WHAT TO WORK ON →
Write out each line that follows exactly as it stands, without the pictures.

DATASET SECTION →
================

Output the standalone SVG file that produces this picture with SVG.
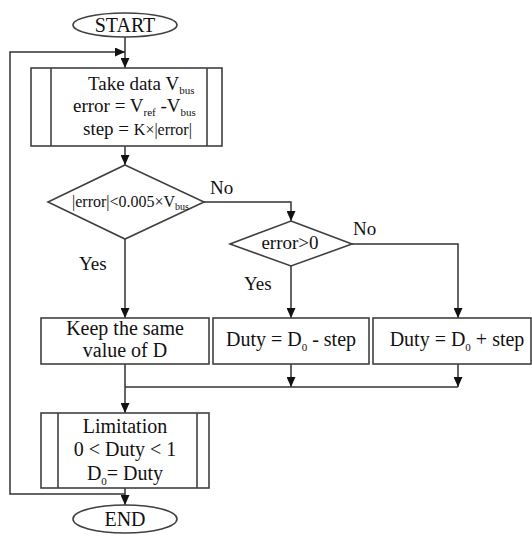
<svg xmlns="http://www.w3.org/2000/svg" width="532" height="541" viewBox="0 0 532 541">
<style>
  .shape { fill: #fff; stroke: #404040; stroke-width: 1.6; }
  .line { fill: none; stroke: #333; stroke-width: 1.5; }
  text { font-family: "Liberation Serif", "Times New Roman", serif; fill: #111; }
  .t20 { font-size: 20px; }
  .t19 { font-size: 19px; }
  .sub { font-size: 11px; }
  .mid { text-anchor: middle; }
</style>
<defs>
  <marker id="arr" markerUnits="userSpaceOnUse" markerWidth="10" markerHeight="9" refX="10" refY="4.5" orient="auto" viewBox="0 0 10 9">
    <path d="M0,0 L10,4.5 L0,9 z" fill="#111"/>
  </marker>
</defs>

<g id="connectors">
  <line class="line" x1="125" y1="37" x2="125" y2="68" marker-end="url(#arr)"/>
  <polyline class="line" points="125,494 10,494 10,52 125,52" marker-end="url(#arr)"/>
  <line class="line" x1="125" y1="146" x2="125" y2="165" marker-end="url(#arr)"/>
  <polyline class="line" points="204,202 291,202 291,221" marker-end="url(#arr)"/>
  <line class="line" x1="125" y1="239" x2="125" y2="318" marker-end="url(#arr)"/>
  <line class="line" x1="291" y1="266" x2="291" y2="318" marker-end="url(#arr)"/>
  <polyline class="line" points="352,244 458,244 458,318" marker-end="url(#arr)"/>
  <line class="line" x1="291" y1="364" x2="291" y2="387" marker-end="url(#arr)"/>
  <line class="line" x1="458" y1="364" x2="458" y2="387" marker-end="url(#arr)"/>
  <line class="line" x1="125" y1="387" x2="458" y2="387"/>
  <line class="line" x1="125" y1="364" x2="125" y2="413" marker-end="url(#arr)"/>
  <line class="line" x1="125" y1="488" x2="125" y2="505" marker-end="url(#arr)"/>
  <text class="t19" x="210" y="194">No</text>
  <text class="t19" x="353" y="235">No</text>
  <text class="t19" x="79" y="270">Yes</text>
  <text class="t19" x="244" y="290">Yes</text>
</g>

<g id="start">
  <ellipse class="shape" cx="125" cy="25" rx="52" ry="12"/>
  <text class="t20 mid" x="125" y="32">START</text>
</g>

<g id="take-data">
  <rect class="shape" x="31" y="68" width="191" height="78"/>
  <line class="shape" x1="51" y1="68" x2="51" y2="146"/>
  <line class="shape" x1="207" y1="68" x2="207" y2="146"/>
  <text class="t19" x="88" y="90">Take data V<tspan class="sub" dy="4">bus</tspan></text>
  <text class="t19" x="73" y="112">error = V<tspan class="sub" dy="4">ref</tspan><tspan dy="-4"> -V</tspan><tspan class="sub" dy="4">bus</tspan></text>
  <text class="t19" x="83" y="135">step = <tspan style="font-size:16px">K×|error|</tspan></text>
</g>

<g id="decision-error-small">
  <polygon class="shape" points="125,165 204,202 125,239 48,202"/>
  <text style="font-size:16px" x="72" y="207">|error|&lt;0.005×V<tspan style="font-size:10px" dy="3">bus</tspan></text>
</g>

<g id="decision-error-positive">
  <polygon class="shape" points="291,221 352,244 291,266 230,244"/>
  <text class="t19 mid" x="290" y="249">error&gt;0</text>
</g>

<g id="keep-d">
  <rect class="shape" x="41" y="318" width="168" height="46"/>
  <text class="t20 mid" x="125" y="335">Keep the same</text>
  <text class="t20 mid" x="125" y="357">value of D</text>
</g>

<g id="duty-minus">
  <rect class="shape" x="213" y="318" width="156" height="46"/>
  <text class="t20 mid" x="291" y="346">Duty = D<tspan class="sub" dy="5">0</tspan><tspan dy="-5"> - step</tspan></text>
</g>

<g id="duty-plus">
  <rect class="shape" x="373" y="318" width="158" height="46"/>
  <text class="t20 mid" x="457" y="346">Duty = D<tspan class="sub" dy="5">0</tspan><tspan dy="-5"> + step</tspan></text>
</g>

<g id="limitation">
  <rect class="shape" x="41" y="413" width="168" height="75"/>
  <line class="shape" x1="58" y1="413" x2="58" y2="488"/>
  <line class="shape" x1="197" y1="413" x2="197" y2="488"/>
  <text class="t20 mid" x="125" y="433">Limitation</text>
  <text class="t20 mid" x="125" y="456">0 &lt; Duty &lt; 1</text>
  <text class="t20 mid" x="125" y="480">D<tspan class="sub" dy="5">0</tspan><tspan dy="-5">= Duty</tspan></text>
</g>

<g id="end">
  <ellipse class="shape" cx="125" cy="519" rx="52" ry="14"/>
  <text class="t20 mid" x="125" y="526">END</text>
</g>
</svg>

================

SOLUTION FOR THIS EXERCISE →
Output the standalone SVG file that produces this picture with SVG.
<svg xmlns="http://www.w3.org/2000/svg" width="532" height="541" viewBox="0 0 532 541">
<style>
  .shape { fill: #fff; stroke: #404040; stroke-width: 1.6; }
  .line { fill: none; stroke: #333; stroke-width: 1.5; }
  text { font-family: "Liberation Serif", "Times New Roman", serif; fill: #111; }
  .t20 { font-size: 20px; }
  .t19 { font-size: 19px; }
  .sub { font-size: 11px; }
  .mid { text-anchor: middle; }
</style>
<defs>
  <marker id="arr" markerUnits="userSpaceOnUse" markerWidth="10" markerHeight="9" refX="10" refY="4.5" orient="auto" viewBox="0 0 10 9">
    <path d="M0,0 L10,4.5 L0,9 z" fill="#111"/>
  </marker>
</defs>

<g id="connectors">
  <line class="line" x1="125" y1="37" x2="125" y2="68" marker-end="url(#arr)"/>
  <polyline class="line" points="125,494 10,494 10,52 125,52" marker-end="url(#arr)"/>
  <line class="line" x1="125" y1="146" x2="125" y2="165" marker-end="url(#arr)"/>
  <polyline class="line" points="204,202 291,202 291,221" marker-end="url(#arr)"/>
  <line class="line" x1="125" y1="239" x2="125" y2="318" marker-end="url(#arr)"/>
  <line class="line" x1="291" y1="266" x2="291" y2="318" marker-end="url(#arr)"/>
  <polyline class="line" points="352,244 458,244 458,318" marker-end="url(#arr)"/>
  <line class="line" x1="291" y1="364" x2="291" y2="387" marker-end="url(#arr)"/>
  <line class="line" x1="458" y1="364" x2="458" y2="387" marker-end="url(#arr)"/>
  <line class="line" x1="125" y1="387" x2="458" y2="387"/>
  <line class="line" x1="125" y1="364" x2="125" y2="413" marker-end="url(#arr)"/>
  <line class="line" x1="125" y1="488" x2="125" y2="505" marker-end="url(#arr)"/>
  <text class="t19" x="210" y="194">No</text>
  <text class="t19" x="353" y="235">No</text>
  <text class="t19" x="79" y="270">Yes</text>
  <text class="t19" x="244" y="290">Yes</text>
</g>

<g id="start">
  <ellipse class="shape" cx="125" cy="25" rx="52" ry="12"/>
  <text class="t20 mid" x="125" y="32">START</text>
</g>

<g id="take-data">
  <rect class="shape" x="31" y="68" width="191" height="78"/>
  <line class="shape" x1="51" y1="68" x2="51" y2="146"/>
  <line class="shape" x1="207" y1="68" x2="207" y2="146"/>
  <text class="t19" x="88" y="90">Take data V<tspan class="sub" dy="4">bus</tspan></text>
  <text class="t19" x="73" y="112">error = V<tspan class="sub" dy="4">ref</tspan><tspan dy="-4"> -V</tspan><tspan class="sub" dy="4">bus</tspan></text>
  <text class="t19" x="83" y="135">step = <tspan style="font-size:16px">K×|error|</tspan></text>
</g>

<g id="decision-error-small">
  <polygon class="shape" points="125,165 204,202 125,239 48,202"/>
  <text style="font-size:16px" x="72" y="207">|error|&lt;0.005×V<tspan style="font-size:10px" dy="3">bus</tspan></text>
</g>

<g id="decision-error-positive">
  <polygon class="shape" points="291,221 352,244 291,266 230,244"/>
  <text class="t19 mid" x="290" y="249">error&gt;0</text>
</g>

<g id="keep-d">
  <rect class="shape" x="41" y="318" width="168" height="46"/>
  <text class="t20 mid" x="125" y="335">Keep the same</text>
  <text class="t20 mid" x="125" y="357">value of D</text>
</g>

<g id="duty-minus">
  <rect class="shape" x="213" y="318" width="156" height="46"/>
  <text class="t20 mid" x="291" y="346">Duty = D<tspan class="sub" dy="5">0</tspan><tspan dy="-5"> - step</tspan></text>
</g>

<g id="duty-plus">
  <rect class="shape" x="373" y="318" width="158" height="46"/>
  <text class="t20 mid" x="457" y="346">Duty = D<tspan class="sub" dy="5">0</tspan><tspan dy="-5"> + step</tspan></text>
</g>

<g id="limitation">
  <rect class="shape" x="41" y="413" width="168" height="75"/>
  <line class="shape" x1="58" y1="413" x2="58" y2="488"/>
  <line class="shape" x1="197" y1="413" x2="197" y2="488"/>
  <text class="t20 mid" x="125" y="433">Limitation</text>
  <text class="t20 mid" x="125" y="456">0 &lt; Duty &lt; 1</text>
  <text class="t20 mid" x="125" y="480">D<tspan class="sub" dy="5">0</tspan><tspan dy="-5">= Duty</tspan></text>
</g>

<g id="end">
  <ellipse class="shape" cx="125" cy="519" rx="52" ry="14"/>
  <text class="t20 mid" x="125" y="526">END</text>
</g>
</svg>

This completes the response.